Although he has brought balance to the line-up, the 24-year-old has yet to shake the doubts most Arsenal fans had when he arrived. The fact that the likes of Spurs and Sunderland were competing for his signature told its own story. Only the most generous could give him more than six out of 10 for the season.
Danny vs Manuel
A knee injury means Welbeck won't be able to silence the doubters with a moment of magic in the FA Cup final at Wembley this weekend, and thus rewrite the story of his first year in north London.
And that's a shame for Arsene Wenger, because he gave Aston Villa 45 minutes of hell at their ground earlier this season, effortlessly tearing their backline to pieces with a goal and an assist.
What are the chances of a repeat if he gets the nod under the arch?

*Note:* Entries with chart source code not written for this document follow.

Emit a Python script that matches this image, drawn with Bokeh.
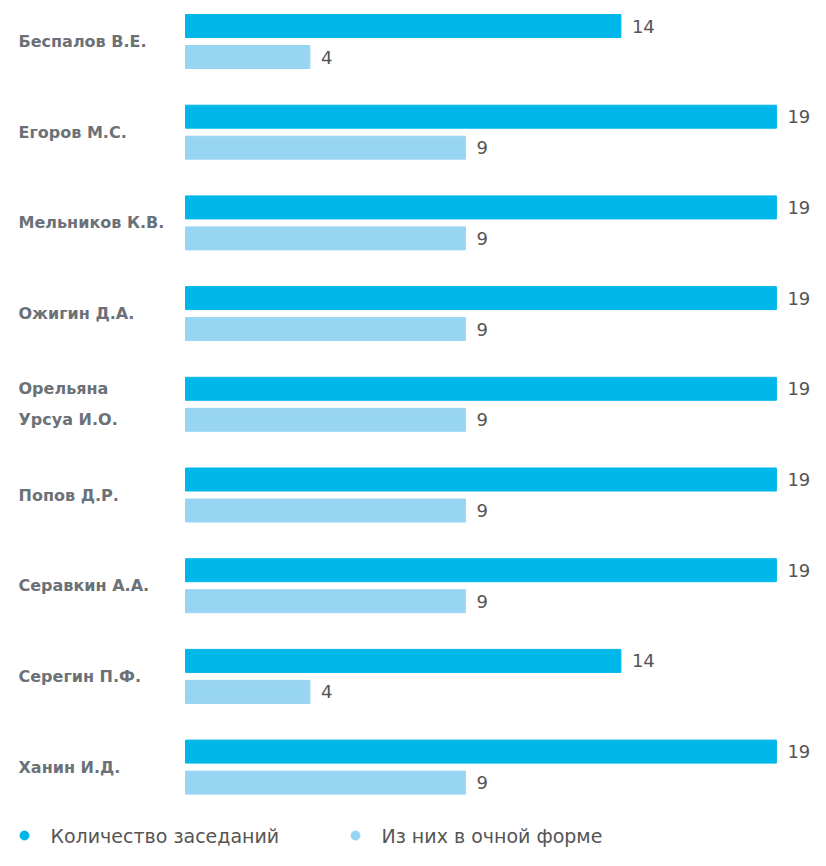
from bokeh.plotting import figure
from bokeh.models import Range1d, ColumnDataSource
from bokeh.core.properties import value
from bokeh.embed import file_html
from bokeh.resources import INLINE

names = ["Беспалов В.Е.", "Егоров М.С.", "Мельников К.В.", "Ожигин Д.А.",
         "Орельяна\nУрсуа И.О.", "Попов Д.Р.", "Серавкин А.А.", "Серегин П.Ф.", "Ханин И.Д."]
total = [14, 19, 19, 19, 19, 19, 19, 14, 19]
in_person = [4, 9, 9, 9, 9, 9, 9, 4, 9]
series_names = ["Количество заседаний", "Из них в очной форме"]
colors = ["#00b7ea", "#98d5f3"]

W, H = 810, 850
PX_PER_UNIT = 31.1
X0_PX = 185          # px where value 0 sits
GROUP_PX = 90.7      # spacing between groups
FIRST_PX = 41.0      # px of first group centre
FONT = "DejaVu Sans"

def px_x(px):
    return (px - X0_PX) / PX_PER_UNIT

def px_y(px):
    return (px - FIRST_PX) / GROUP_PX

p = figure(width=W, height=H, output_backend="svg", toolbar_location=None,
           x_axis_location=None, y_axis_location=None, min_border=0,
           x_range=Range1d(px_x(0), px_x(W)), y_range=Range1d(px_y(H), px_y(0)))
p.grid.visible = False
p.outline_line_color = None

idx = list(range(len(names)))
off = 15.5 / GROUP_PX
bh = 23 / GROUP_PX
gap = 11 / PX_PER_UNIT
src = ColumnDataSource(dict(
    y1=[i - off for i in idx], y2=[i + off for i in idx],
    total=total, inp=in_person,
    tl=[str(v) for v in total], il=[str(v) for v in in_person],
    tx=[v + gap for v in total], ix=[v + gap for v in in_person],
    names=names, nx=[px_x(18)] * len(names), ny=idx,
))

p.hbar(y="y1", left=0, right="total", height=bh, color=colors[0], source=src)
p.hbar(y="y2", left=0, right="inp", height=bh, color=colors[1], source=src)

vt = dict(text_font=value(FONT), text_font_size="18px", text_color="#555555",
          text_baseline="middle", text_align="left")
p.text(x="tx", y="y1", text="tl", source=src, **vt)
p.text(x="ix", y="y2", text="il", source=src, **vt)

p.text(x="nx", y="ny", text="names", source=src, text_font=value(FONT),
       text_font_size="16px", text_font_style="bold", text_color="#6b7177",
       text_baseline="middle", text_align="left", text_line_height=1.65)

# legend
ly = px_y(835)
p.scatter(x=[px_x(24), px_x(355)], y=[ly, ly], size=9, color=colors, marker="circle")
p.text(x=[px_x(50), px_x(381)], y=[ly, ly], text=series_names,
       text_font=value(FONT), text_font_size="19px", text_color="#555555",
       text_baseline="middle", text_align="left")

open("out.html", "w").write(file_html(p, INLINE))
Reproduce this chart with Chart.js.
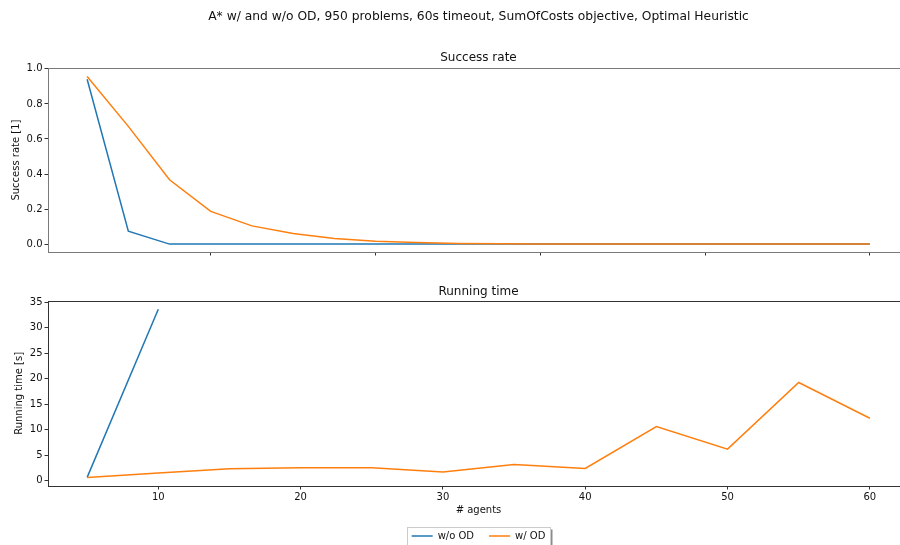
<!DOCTYPE html>
<html>
<head>
<meta charset="utf-8">
<title>A* w/ and w/o OD</title>
<script src="https://cdn.jsdelivr.net/npm/chart.js@4/dist/chart.umd.min.js"></script>
<style>
  html, body { margin: 0; padding: 0; background: #fff; }
  #figure { position: relative; width: 900px; height: 545px; overflow: hidden; background: #fff; }
  .panel { position: absolute; left: 0; }
  #topPanel { top: 0; width: 956px; height: 270px; }
  #bottomPanel { top: 270px; width: 956px; height: 300px; }
</style>
</head>
<body>
<div id="figure">
  <div class="panel" id="topPanel"><canvas id="successChart" width="956" height="270"></canvas></div>
  <div class="panel" id="bottomPanel"><canvas id="timeChart" width="956" height="300"></canvas></div>
</div>
<script>
// ---- data ----
const runIndex = [1, 2, 3, 4, 5, 6, 7, 8, 9, 10, 11, 12, 13, 14, 15, 16, 17, 18, 19, 20];
const successWithoutOD = [0.941, 0.074, 0, 0, 0, 0, 0, 0, 0, 0, 0, 0, 0, 0, 0, 0, 0, 0, 0, 0];
const successWithOD = [0.956, 0.672, 0.367, 0.187, 0.104, 0.061, 0.032, 0.017, 0.009, 0.004,
                       0.002, 0.001, 0.001, 0, 0, 0, 0, 0, 0, 0];

const agentsWithoutOD = [5, 10];
const timeWithoutOD = [0.66, 33.6];
const agentsWithOD = [5, 10, 15, 20, 25, 30, 35, 40, 45, 50, 55, 60];
const timeWithOD = [0.62, 1.5, 2.35, 2.55, 2.55, 1.7, 3.2, 2.4, 10.6, 6.2, 19.25, 12.25];

const successTicks = [0, 0.2, 0.4, 0.6, 0.8, 1.0];
const runTicks = [4, 8, 12, 16, 20];
const timeTicks = [0, 5, 10, 15, 20, 25, 30, 35];
const agentTicks = [10, 20, 30, 40, 50, 60];

const seriesNames = ['w/o OD', 'w/ OD'];
const BLUE = '#1f77b4';
const ORANGE = '#ff7f0e';

// ---- shared look ----
Chart.defaults.font.family = '"DejaVu Sans", sans-serif';
Chart.defaults.font.size = 10;
Chart.defaults.color = '#111';

const toPoints = (xs, ys) => xs.map((x, i) => ({ x: x, y: ys[i] }));
const fixedTicks = list => scale => { scale.ticks = list.map(v => ({ value: v })); };

function lineSet(label, xs, ys, color, order) {
  return {
    label: label,
    data: toPoints(xs, ys),
    borderColor: color,
    backgroundColor: color,
    borderWidth: 1.5,
    pointRadius: 0,
    tension: 0,
    fill: false,
    order: order
  };
}

// frame around the plotting area (all four spines)
function framePlugin(color) {
  return {
    id: 'frame',
    afterDraw(chart) {
      const { ctx, chartArea: a } = chart;
      ctx.save();
      ctx.strokeStyle = color;
      ctx.lineWidth = 1;
      ctx.strokeRect(Math.round(a.left) + 0.5, Math.round(a.top) + 0.5,
                     Math.round(a.right - a.left), Math.round(a.bottom - a.top));
      ctx.restore();
    }
  };
}

// boxed legend with a soft drop shadow
const legendBox = {
  id: 'legendBox',
  beforeDraw(chart) {
    const lg = chart.legend;
    if (!lg || !lg.legendHitBoxes || !lg.legendHitBoxes.length) return;
    const hb = lg.legendHitBoxes;
    const first = hb[0], last = hb[hb.length - 1];
    const left = Math.round(first.left) - 4.5;
    const right = Math.round(last.left + last.width) + 5.5;
    const top = Math.round(first.top) - 3.5;
    const h = 26;
    const { ctx } = chart;
    ctx.save();
    ctx.fillStyle = 'rgba(0,0,0,0.45)';
    ctx.fillRect(left + 2, top + 2, right - left, h);
    ctx.fillStyle = '#fff';
    ctx.fillRect(left, top, right - left, h);
    ctx.strokeStyle = '#cccccc';
    ctx.lineWidth = 1;
    ctx.strokeRect(left, top, right - left, h);
    ctx.restore();
  }
};

function yAxis(min, max, ticks, title, titlePad, fmt) {
  return {
    type: 'linear',
    min: min,
    max: max,
    afterBuildTicks: fixedTicks(ticks),
    afterFit(scale) { scale.width = 48; },
    border: { display: false },
    grid: { drawOnChartArea: false, drawTicks: true, tickLength: 3.5, tickColor: '#333', lineWidth: 1 },
    ticks: { padding: 2, color: '#111', font: { size: 10 }, callback: fmt },
    title: { display: true, text: title, color: '#111', font: { size: 10 }, padding: titlePad }
  };
}

// ---- success rate panel ----
new Chart(document.getElementById('successChart'), {
  type: 'line',
  data: {
    datasets: [
      lineSet(seriesNames[0], runIndex, successWithoutOD, BLUE, 1),
      lineSet(seriesNames[1], runIndex, successWithOD, ORANGE, 0)
    ]
  },
  options: {
    responsive: false,
    animation: false,
    events: [],
    layout: { padding: { left: 0, right: 47, top: 0, bottom: 14 } },
    scales: {
      x: {
        type: 'linear',
        min: 0.05,
        max: 20.95,
        afterBuildTicks: fixedTicks(runTicks),
        afterFit(scale) { scale.height = 4; },
        border: { display: false },
        grid: { drawOnChartArea: false, drawTicks: true, tickLength: 3.5, tickColor: '#333' },
        ticks: { display: false }
      },
      y: yAxis(-0.045, 1.004, successTicks, 'Success rate [1]', { top: 10.7, bottom: 0 },
               v => Number(v).toFixed(1))
    },
    plugins: {
      legend: { display: false },
      tooltip: { enabled: false },
      title: {
        display: true,
        fullSize: false,
        text: 'A* w/ and w/o OD, 950 problems, 60s timeout, SumOfCosts objective, Optimal Heuristic',
        color: '#111',
        font: { size: 12.3, weight: 'normal' },
        padding: { top: 9, bottom: 0 }
      },
      subtitle: {
        display: true,
        fullSize: false,
        text: 'Success rate',
        color: '#111',
        font: { size: 12, weight: 'normal' },
        padding: { top: 27.2, bottom: 2.8 }
      }
    }
  },
  plugins: [framePlugin('#7a7a7a')]
});

// ---- running time panel ----
new Chart(document.getElementById('timeChart'), {
  type: 'line',
  data: {
    datasets: [
      lineSet(seriesNames[0], agentsWithoutOD, timeWithoutOD, BLUE, 1),
      lineSet(seriesNames[1], agentsWithOD, timeWithOD, ORANGE, 0)
    ]
  },
  options: {
    responsive: false,
    animation: false,
    events: [],
    layout: { padding: { left: 0, right: 47, top: 0, bottom: 19 } },
    scales: {
      x: {
        type: 'linear',
        min: 2.25,
        max: 62.75,
        afterBuildTicks: fixedTicks(agentTicks),
        afterFit(scale) { scale.height = 30; },
        border: { display: false },
        grid: { drawOnChartArea: false, drawTicks: true, tickLength: 3.5, tickColor: '#333' },
        ticks: { padding: 1.5, color: '#111', font: { size: 10 }, maxRotation: 0,
                 callback: v => String(v) },
        title: { display: true, text: '# agents', color: '#111', font: { size: 10 },
                 padding: { top: 0, bottom: 0 } }
      },
      y: yAxis(-1.03, 35.25, timeTicks, 'Running time [s]', { top: 13, bottom: 0 },
               v => String(v))
    },
    plugins: {
      tooltip: { enabled: false },
      title: {
        display: true,
        fullSize: false,
        text: 'Running time',
        color: '#111',
        font: { size: 12, weight: 'normal' },
        padding: { top: 14.8, bottom: 1.6 }
      },
      legend: {
        display: true,
        position: 'bottom',
        fullSize: false,
        labels: {
          usePointStyle: true,
          pointStyle: 'line',
          pointStyleWidth: 21,
          boxHeight: 10,
          padding: 15,
          color: '#111',
          font: { size: 10 },
          sort: (a, b) => a.datasetIndex - b.datasetIndex
        }
      }
    }
  },
  plugins: [framePlugin('#333333'), legendBox]
});
</script>
</body>
</html>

During his Old Trafford years, some commentators described him as a big-game player. But United fans are not so sure: his towering header at the Bernabeu in 2013 looms no larger in their memories than his humbling chip and miss against Bayern.
Before the latter game, David Moyes had briefed Welbeck about Manuel Neuer’s weakness, instructing him to “shoot low” if he got a one-on-one. Wayne Rooney put Welbeck in such a position, but when the pressure was on he defied Moyes’ briefing by attempting a lob which scarcely troubled the German goalkeeper. Not for the first time, his pace had impressed but his composure had gone missing.
Half of Welbeck’s Gunners goals have come on reasonably high-profile occasions: a hat-trick against Galatasaray, and the winner against his old side at Old Trafford in the FA Cup quarter-final.
Yet more recently, he has disappointed in the grander battles. He was less than commanding against Monaco, toothless in the FA Cup semi-final against Reading, and when introduced against Chelsea, drained the life out of the Gunners' attack rather than add energy to it.
Lions spirit
Having failed to earn a regular starting place under three successive Manchester United managers, it’s so far been a case of déjà vu under Wenger for Welbeck. The brightest ray of hope can be found in his form on the international stage. For England, where he is regularly selected in his favoured central position, he has scored 14 goals in just 33 outings. He is the overall top scorer in the Euro 2016 qualifying campaign with six.
The man has class, and Gunners supporters will hope he can replicate his international form at the Emirates Stadium next season. Welbeck didn't come close enough to it during 2014/15, but then perhaps his fate was sealed when Michael Owen, that very personification of well-meaning but hellishly witless punditry, opined that he "could be one of the signings of the summer". Others predicted that the pacey frontman could become Wenger’s second Thierry Henry. Instead, he currently seems poised to become the next Sylvain Wiltord: an adequate attacking squad option, best known for an eye-catching winner at Old Trafford.